This past Tuesday’s feature of the University of Wisconsin at Madison’s “Black Lives Matter” Speaker Series was Brittney Cooper, a professor of — you guessed it — gender and women’s studies and Africana studies at Rutgers University.
She’s also a co-founder of a group called the Crunk Feminist Collective. Whatever that is.
Ms. Cooper has been a subject at The College Fix several times now.
Cooper’s talk, as The Fix’s David Hookstead discussed three days ago, was about “respectability” and “ratchetness” in black culture.
The former, she says, was the “self-regulation of black culture during Reconstruction, […] an effort to eliminate racism and present black men and women as worthy of respect after the Civil War.”
Cooper said this era of respectability began to decline first with the “sag,” a fashion trend that emerged in the early 1990s in which young black men wear their pants below their waists.

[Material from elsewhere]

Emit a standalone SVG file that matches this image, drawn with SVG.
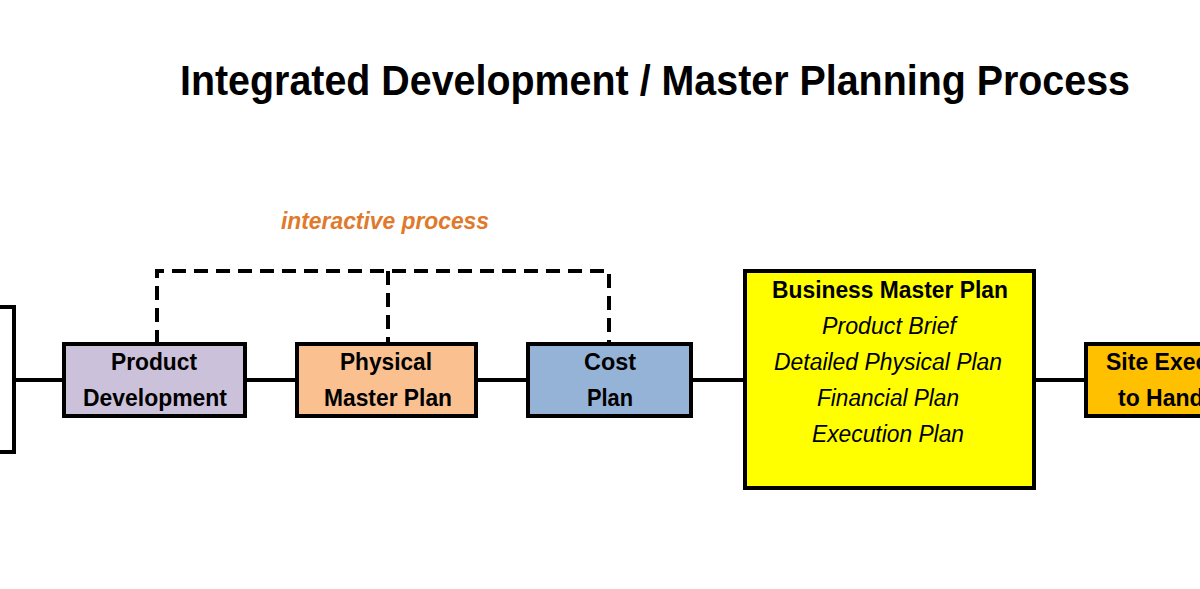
<svg xmlns="http://www.w3.org/2000/svg" width="1200" height="589" viewBox="0 0 1200 589">
<style>
.box{stroke:#000;stroke-width:4}
.t{font-family:"Liberation Sans",Arial,sans-serif;font-weight:bold;font-size:23px;fill:#000;text-anchor:middle}
.i{font-family:"Liberation Sans",Arial,sans-serif;font-style:italic;font-size:23px;fill:#000;text-anchor:middle}
.ln{stroke:#000;stroke-width:4;fill:none}
.dash{stroke:#000;stroke-width:4;fill:none;stroke-dasharray:14,8}
</style>
<rect width="1200" height="589" fill="#fff"/>
<text x="655" y="95" font-family="Liberation Sans,Arial,sans-serif" font-weight="bold" font-size="42" text-anchor="middle" textLength="950" lengthAdjust="spacingAndGlyphs">Integrated Development / Master Planning Process</text>
<text x="385" y="229" font-family="Liberation Sans,Arial,sans-serif" font-weight="bold" font-style="italic" font-size="23" fill="#DF7A2C" text-anchor="middle" textLength="208" lengthAdjust="spacingAndGlyphs">interactive process</text>
<g id="connectors">
<path class="ln" d="M0,307 H14 V452 H0"/>
<path class="ln" d="M14,380 H64"/>
<path class="ln" d="M245,380 H297"/>
<path class="ln" d="M476,380 H528"/>
<path class="ln" d="M691,380 H745"/>
<path class="ln" d="M1034,380 H1086"/>
<path class="dash" d="M157,344 V271 H609 V344"/>
<path class="dash" d="M388,271 V344"/>
</g>
<g id="product-development">
<rect class="box" x="64" y="344" width="181" height="72" fill="#CCC1DA"/>
<text class="t" x="154" y="370" textLength="86" lengthAdjust="spacingAndGlyphs">Product</text>
<text class="t" x="155" y="406" textLength="144" lengthAdjust="spacingAndGlyphs">Development</text>
</g>
<g id="physical-master-plan">
<rect class="box" x="297" y="344" width="179" height="72" fill="#FAC090"/>
<text class="t" x="386" y="370" textLength="92" lengthAdjust="spacingAndGlyphs">Physical</text>
<text class="t" x="388" y="406" textLength="128" lengthAdjust="spacingAndGlyphs">Master Plan</text>
</g>
<g id="cost-plan">
<rect class="box" x="528" y="344" width="163" height="72" fill="#95B3D7"/>
<text class="t" x="610" y="370" textLength="52" lengthAdjust="spacingAndGlyphs">Cost</text>
<text class="t" x="610" y="406" textLength="46" lengthAdjust="spacingAndGlyphs">Plan</text>
</g>
<g id="business-master-plan">
<rect class="box" x="745" y="271" width="289" height="217" fill="#FFFF00"/>
<text class="t" x="890" y="298" textLength="236" lengthAdjust="spacingAndGlyphs">Business Master Plan</text>
<text class="i" x="889" y="334" textLength="134" lengthAdjust="spacingAndGlyphs">Product Brief</text>
<text class="i" x="888" y="370" textLength="228" lengthAdjust="spacingAndGlyphs">Detailed Physical Plan</text>
<text class="i" x="888" y="406" textLength="142" lengthAdjust="spacingAndGlyphs">Financial Plan</text>
<text class="i" x="888" y="442" textLength="152" lengthAdjust="spacingAndGlyphs">Execution Plan</text>
</g>
<g id="site-execution">
<rect class="box" x="1086" y="344" width="130" height="72" fill="#FFC000"/>
<text class="t" x="1106" y="370" style="text-anchor:start">Site Execution</text>
<text class="t" x="1118" y="406" style="text-anchor:start">to Handover</text>
</g>
</svg>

She said the trend exemplified a failure in respectability politics, because acting “respectable” does not provide any advantages or protection from injustice.
“Whatever your personal view of how high on the waist someone chooses to wear his or her pants,” Cooper said, “I think we can all agree that sagging pants don’t determine one’s access to a college education and would have little bearing on achieving a positive outcome if one should encounter the police.”
The end of respectability also saw the beginning of the “ratchet,” which “began as a gender-neutral term meaning the opposite of respectability,” but now has now become “a derogatory term meant to regulate black female bodies.
If you want to show respect to black folks, Cooper says, “[d]isregarding racial convention and dissing respectability is sometimes the very best way” to do it.